Do this »
Leave out the pictures and retype only the lines from the opening line to the line that holds "-- ([xshift=-12.5pt]#1.south east)", both ends included.

begin

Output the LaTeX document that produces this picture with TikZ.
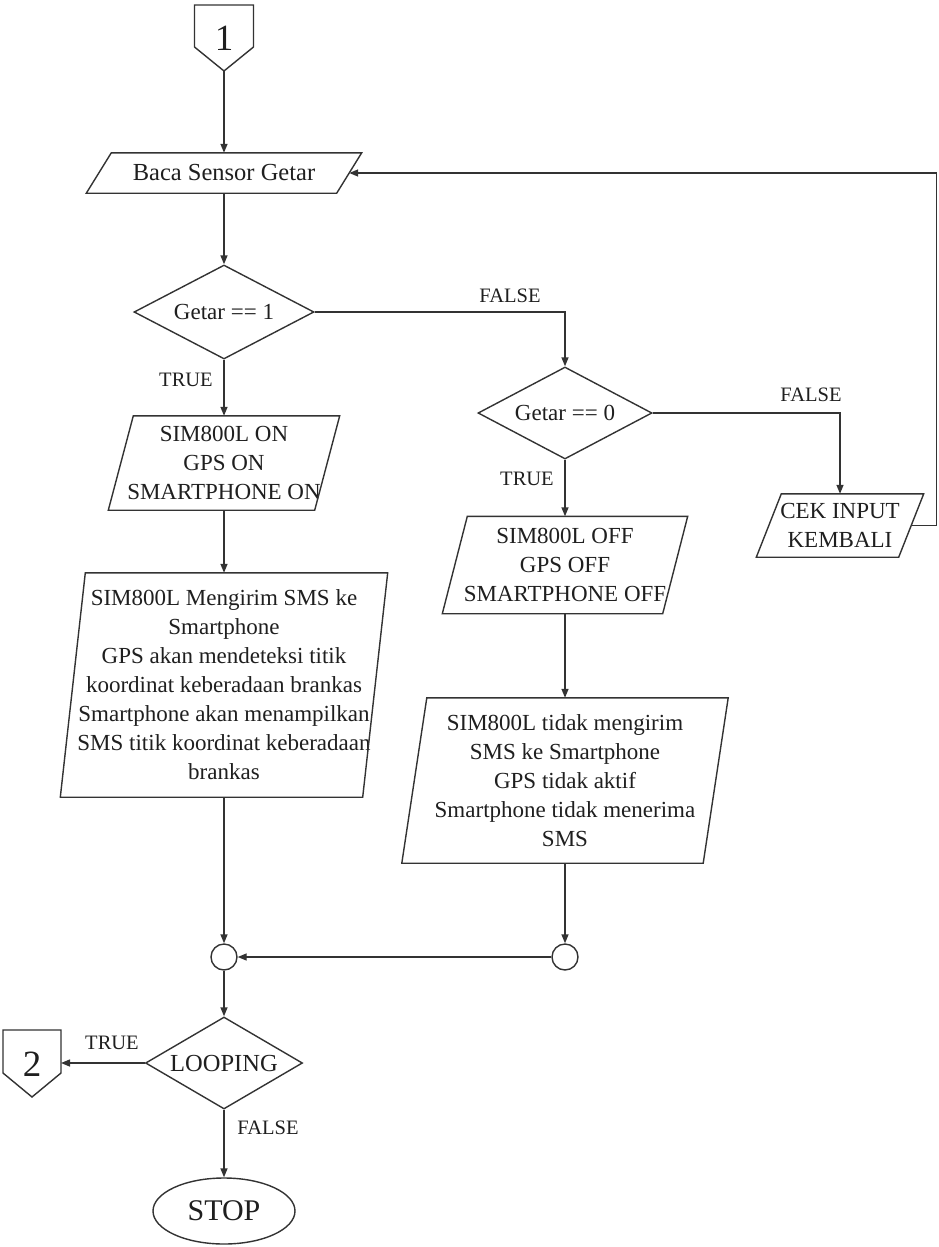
\documentclass[tikz,border=0pt]{standalone}
\usepackage{fontspec}
\setmainfont{Liberation Serif}
\usetikzlibrary{arrows.meta,shapes.geometric}

% outline of an input/output parallelogram laid over a plain box node
\newcommand{\ioframe}[1]{%
  \draw[line] ([xshift=12.5pt]#1.north west) -- ([xshift=12.5pt]#1.north east)
    -- ([xshift=-12.5pt]#1.south east) -- ([xshift=-12.5pt]#1.south west) -- cycle;}

\begin{document}
\begin{tikzpicture}[x=1pt,y=-1pt,
  line/.style={draw=black!80, line width=1.4pt},
  arrow/.style={line, -{Triangle[length=9pt,width=7pt]}},
  body/.style={font=\fontsize{23}{29}\selectfont, align=center, text=black!88},
  big/.style={font=\fontsize{24.5}{29}\selectfont, align=center, text=black!88},
  iobox/.style={body, draw=none, inner sep=0pt},
  decision/.style={body, diamond, draw=black!80, line width=1.4pt, inner sep=0pt},
  lbl/.style={font=\fontsize{20.5}{24}\selectfont, text=black!88},
  junction/.style={circle, draw=black!80, line width=1.4pt, minimum size=26pt, inner sep=0pt},
  terminal/.style={ellipse, draw=black!80, line width=1.4pt, inner sep=0pt,
    font=\fontsize{30}{34}\selectfont, text=black!88},
  offpage/.style={font=\fontsize{37}{40}\selectfont, text=black!88, inner sep=0pt},
]
\fill[white] (0,0) rectangle (938,1247);
\useasboundingbox (0,0) rectangle (938,1247);

% off-page connector 1
\draw[line] (194.5,5) -- (253.5,5) -- (253.5,47) -- (224,71) -- (194.5,47) -- cycle;
\node[offpage] (c1) at (224,38) {1};
\coordinate (c1tip) at (224,71);

% off-page connector 2
\draw[line] (3,1030) -- (61,1030) -- (61,1073) -- (32,1097) -- (3,1073) -- cycle;
\node[offpage] (c2) at (32,1064) {2};
\coordinate (c2in) at (61,1063);

% input / output boxes
\node[iobox, big, minimum width=250pt, minimum height=40pt] (baca) at (224,173) {Baca Sensor Getar};
\node[iobox, minimum width=206pt, minimum height=94pt] (on) at (224,463)
  {SIM800L ON\\GPS ON\\SMARTPHONE ON};
\node[iobox, minimum width=302pt, minimum height=224pt] (kirim) at (224,685)
  {SIM800L Mengirim SMS ke\\Smartphone\\GPS akan mendeteksi titik\\koordinat keberadaan brankas\\Smartphone akan menampilkan\\SMS titik koordinat keberadaan\\brankas};
\node[iobox, minimum width=220pt, minimum height=97pt] (off) at (565,565)
  {SIM800L OFF\\GPS OFF\\SMARTPHONE OFF};
\node[iobox, minimum width=301pt, minimum height=165pt] (tidak) at (565,780.5)
  {SIM800L tidak mengirim\\SMS ke Smartphone\\GPS tidak aktif\\Smartphone tidak menerima\\SMS};
\node[iobox, minimum width=142pt, minimum height=63pt] (cek) at (840,525.5)
  {CEK INPUT\\KEMBALI};
\foreach \b in {baca,on,kirim,off,tidak,cek} {\ioframe{\b}}

% decisions
\node[decision, shape aspect=1.915, minimum width=180pt, minimum height=94pt] (d1) at (224,312) {Getar == 1};
\node[decision, shape aspect=1.891, minimum width=174pt, minimum height=92pt] (d2) at (565,413) {Getar == 0};
\node[decision, big, shape aspect=1.707, minimum width=157pt, minimum height=92pt] (loop) at (224,1063) {LOOPING};

% junctions and terminal
\node[junction] (j1) at (224,957) {};
\node[junction] (j2) at (565,957) {};
\node[terminal, minimum width=142pt, minimum height=66pt] (stop) at (224,1211) {STOP};

% connectors
\draw[arrow] (c1tip) -- (baca.north);
\draw[arrow] (baca.south) -- (d1.north);
\draw[arrow] (d1.south) -- (on.north);
\draw[arrow] (on.south) -- (kirim.north);
\draw[arrow] (kirim.south) -- (j1.north);
\draw[arrow] (d1.east) -| (d2.north);
\draw[arrow] (d2.south) -- (off.north);
\draw[arrow] (off.south) -- (tidak.north);
\draw[arrow] (tidak.south) -- (j2.north);
\draw[arrow] (d2.east) -| (cek.north);
\draw[arrow] (cek.east) -- ++(25,0) |- (baca.east);
\draw[arrow] (j2.west) -- (j1.east);
\draw[arrow] (j1.south) -- (loop.north);
\draw[arrow] (loop.west) -- (c2in);
\draw[arrow] (loop.south) -- (stop.north);

% branch labels
\node[lbl] (t1) at (186,380) {TRUE};
\node[lbl] (f1) at (510,296) {FALSE};
\node[lbl] (t2) at (527,479) {TRUE};
\node[lbl] (f2) at (811,395) {FALSE};
\node[lbl] (t3) at (112,1043) {TRUE};
\node[lbl] (f3) at (268,1128) {FALSE};
\end{tikzpicture}
\end{document}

end

Correct answer »
Output the LaTeX document that produces this picture with TikZ.
\documentclass[tikz,border=0pt]{standalone}
\usepackage{fontspec}
\setmainfont{Liberation Serif}
\usetikzlibrary{arrows.meta,shapes.geometric}

% outline of an input/output parallelogram laid over a plain box node
\newcommand{\ioframe}[1]{%
  \draw[line] ([xshift=12.5pt]#1.north west) -- ([xshift=12.5pt]#1.north east)
    -- ([xshift=-12.5pt]#1.south east) -- ([xshift=-12.5pt]#1.south west) -- cycle;}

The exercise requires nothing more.